Information provided:

----

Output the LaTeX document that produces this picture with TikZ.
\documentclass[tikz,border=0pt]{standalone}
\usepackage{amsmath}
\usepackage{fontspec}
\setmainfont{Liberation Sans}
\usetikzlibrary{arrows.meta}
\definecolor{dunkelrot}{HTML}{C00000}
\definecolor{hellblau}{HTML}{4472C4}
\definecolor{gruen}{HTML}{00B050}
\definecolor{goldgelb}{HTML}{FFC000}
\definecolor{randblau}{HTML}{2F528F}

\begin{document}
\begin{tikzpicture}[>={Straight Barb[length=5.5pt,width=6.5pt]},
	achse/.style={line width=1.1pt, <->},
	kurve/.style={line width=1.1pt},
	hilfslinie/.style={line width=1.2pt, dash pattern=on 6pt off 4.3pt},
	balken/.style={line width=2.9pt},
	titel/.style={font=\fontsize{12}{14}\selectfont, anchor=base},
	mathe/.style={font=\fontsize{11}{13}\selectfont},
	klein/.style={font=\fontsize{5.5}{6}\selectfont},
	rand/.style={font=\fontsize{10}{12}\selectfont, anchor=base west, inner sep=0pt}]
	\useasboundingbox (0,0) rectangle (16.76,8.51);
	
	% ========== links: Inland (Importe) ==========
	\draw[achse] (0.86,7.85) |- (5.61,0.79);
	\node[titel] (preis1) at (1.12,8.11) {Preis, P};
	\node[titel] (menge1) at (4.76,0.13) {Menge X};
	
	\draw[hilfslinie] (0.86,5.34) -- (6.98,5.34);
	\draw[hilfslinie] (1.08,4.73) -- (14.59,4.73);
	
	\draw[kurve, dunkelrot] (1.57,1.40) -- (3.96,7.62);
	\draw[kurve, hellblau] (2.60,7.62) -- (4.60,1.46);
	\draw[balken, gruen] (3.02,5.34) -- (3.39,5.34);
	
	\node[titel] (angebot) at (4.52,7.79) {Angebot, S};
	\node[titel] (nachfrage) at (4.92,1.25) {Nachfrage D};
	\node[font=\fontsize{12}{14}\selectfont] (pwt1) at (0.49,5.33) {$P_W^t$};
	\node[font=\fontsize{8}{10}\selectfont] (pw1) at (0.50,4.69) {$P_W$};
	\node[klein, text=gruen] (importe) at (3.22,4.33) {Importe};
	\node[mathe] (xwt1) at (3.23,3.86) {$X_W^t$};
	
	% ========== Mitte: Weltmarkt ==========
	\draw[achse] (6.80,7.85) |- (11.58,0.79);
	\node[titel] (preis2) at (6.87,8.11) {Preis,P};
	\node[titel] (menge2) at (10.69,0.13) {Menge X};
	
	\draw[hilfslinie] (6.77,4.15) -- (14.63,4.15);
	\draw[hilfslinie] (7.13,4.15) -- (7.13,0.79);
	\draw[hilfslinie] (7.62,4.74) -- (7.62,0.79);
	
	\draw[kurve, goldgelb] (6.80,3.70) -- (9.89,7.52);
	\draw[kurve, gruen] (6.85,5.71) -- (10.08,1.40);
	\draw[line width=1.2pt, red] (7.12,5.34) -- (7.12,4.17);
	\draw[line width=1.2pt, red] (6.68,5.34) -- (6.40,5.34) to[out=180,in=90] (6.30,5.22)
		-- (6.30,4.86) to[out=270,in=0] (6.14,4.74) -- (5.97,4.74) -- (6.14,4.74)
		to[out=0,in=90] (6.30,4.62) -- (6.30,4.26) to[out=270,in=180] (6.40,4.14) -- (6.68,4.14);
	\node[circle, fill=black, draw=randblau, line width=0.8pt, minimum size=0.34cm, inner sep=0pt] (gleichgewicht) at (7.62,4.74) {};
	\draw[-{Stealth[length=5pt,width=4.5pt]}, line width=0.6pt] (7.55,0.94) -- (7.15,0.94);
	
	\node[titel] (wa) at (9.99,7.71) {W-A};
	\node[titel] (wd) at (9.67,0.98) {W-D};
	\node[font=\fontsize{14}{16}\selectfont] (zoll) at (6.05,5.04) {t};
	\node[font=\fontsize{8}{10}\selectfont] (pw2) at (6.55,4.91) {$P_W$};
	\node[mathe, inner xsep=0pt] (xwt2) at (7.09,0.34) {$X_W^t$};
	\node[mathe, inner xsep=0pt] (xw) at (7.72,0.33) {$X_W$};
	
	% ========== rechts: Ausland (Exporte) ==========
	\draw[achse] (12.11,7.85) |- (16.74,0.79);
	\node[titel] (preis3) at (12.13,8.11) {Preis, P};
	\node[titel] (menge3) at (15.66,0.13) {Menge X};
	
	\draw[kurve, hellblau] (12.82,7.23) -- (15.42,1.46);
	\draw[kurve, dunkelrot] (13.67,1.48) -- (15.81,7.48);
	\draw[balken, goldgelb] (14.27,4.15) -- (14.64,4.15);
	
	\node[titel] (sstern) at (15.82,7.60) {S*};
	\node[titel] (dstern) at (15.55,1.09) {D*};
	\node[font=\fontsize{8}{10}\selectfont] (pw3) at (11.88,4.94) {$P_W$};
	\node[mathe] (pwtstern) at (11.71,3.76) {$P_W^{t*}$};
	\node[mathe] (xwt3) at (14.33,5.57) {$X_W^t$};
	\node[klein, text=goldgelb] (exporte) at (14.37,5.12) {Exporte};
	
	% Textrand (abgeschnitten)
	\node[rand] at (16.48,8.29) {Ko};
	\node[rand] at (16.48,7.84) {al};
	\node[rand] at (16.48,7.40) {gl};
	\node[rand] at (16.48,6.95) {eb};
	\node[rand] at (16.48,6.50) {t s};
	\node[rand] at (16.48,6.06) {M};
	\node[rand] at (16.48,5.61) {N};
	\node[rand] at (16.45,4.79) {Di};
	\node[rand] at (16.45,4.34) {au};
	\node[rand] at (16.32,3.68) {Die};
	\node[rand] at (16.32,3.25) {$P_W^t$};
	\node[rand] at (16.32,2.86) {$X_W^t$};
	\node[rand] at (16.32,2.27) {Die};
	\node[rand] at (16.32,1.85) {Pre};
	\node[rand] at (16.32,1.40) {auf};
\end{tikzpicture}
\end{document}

----

Written instruction: Copy the lines from the start of the data verbatim, stopping after the line containing "(3.02,5.34) -- (3.39,5.34);".

Finished task:
Output the LaTeX document that produces this picture with TikZ.
\documentclass[tikz,border=0pt]{standalone}
\usepackage{amsmath}
\usepackage{fontspec}
\setmainfont{Liberation Sans}
\usetikzlibrary{arrows.meta}
\definecolor{dunkelrot}{HTML}{C00000}
\definecolor{hellblau}{HTML}{4472C4}
\definecolor{gruen}{HTML}{00B050}
\definecolor{goldgelb}{HTML}{FFC000}
\definecolor{randblau}{HTML}{2F528F}

\begin{document}
\begin{tikzpicture}[>={Straight Barb[length=5.5pt,width=6.5pt]},
	achse/.style={line width=1.1pt, <->},
	kurve/.style={line width=1.1pt},
	hilfslinie/.style={line width=1.2pt, dash pattern=on 6pt off 4.3pt},
	balken/.style={line width=2.9pt},
	titel/.style={font=\fontsize{12}{14}\selectfont, anchor=base},
	mathe/.style={font=\fontsize{11}{13}\selectfont},
	klein/.style={font=\fontsize{5.5}{6}\selectfont},
	rand/.style={font=\fontsize{10}{12}\selectfont, anchor=base west, inner sep=0pt}]
	\useasboundingbox (0,0) rectangle (16.76,8.51);
	
	% ========== links: Inland (Importe) ==========
	\draw[achse] (0.86,7.85) |- (5.61,0.79);
	\node[titel] (preis1) at (1.12,8.11) {Preis, P};
	\node[titel] (menge1) at (4.76,0.13) {Menge X};
	
	\draw[hilfslinie] (0.86,5.34) -- (6.98,5.34);
	\draw[hilfslinie] (1.08,4.73) -- (14.59,4.73);
	
	\draw[kurve, dunkelrot] (1.57,1.40) -- (3.96,7.62);
	\draw[kurve, hellblau] (2.60,7.62) -- (4.60,1.46);
	\draw[balken, gruen] (3.02,5.34) -- (3.39,5.34);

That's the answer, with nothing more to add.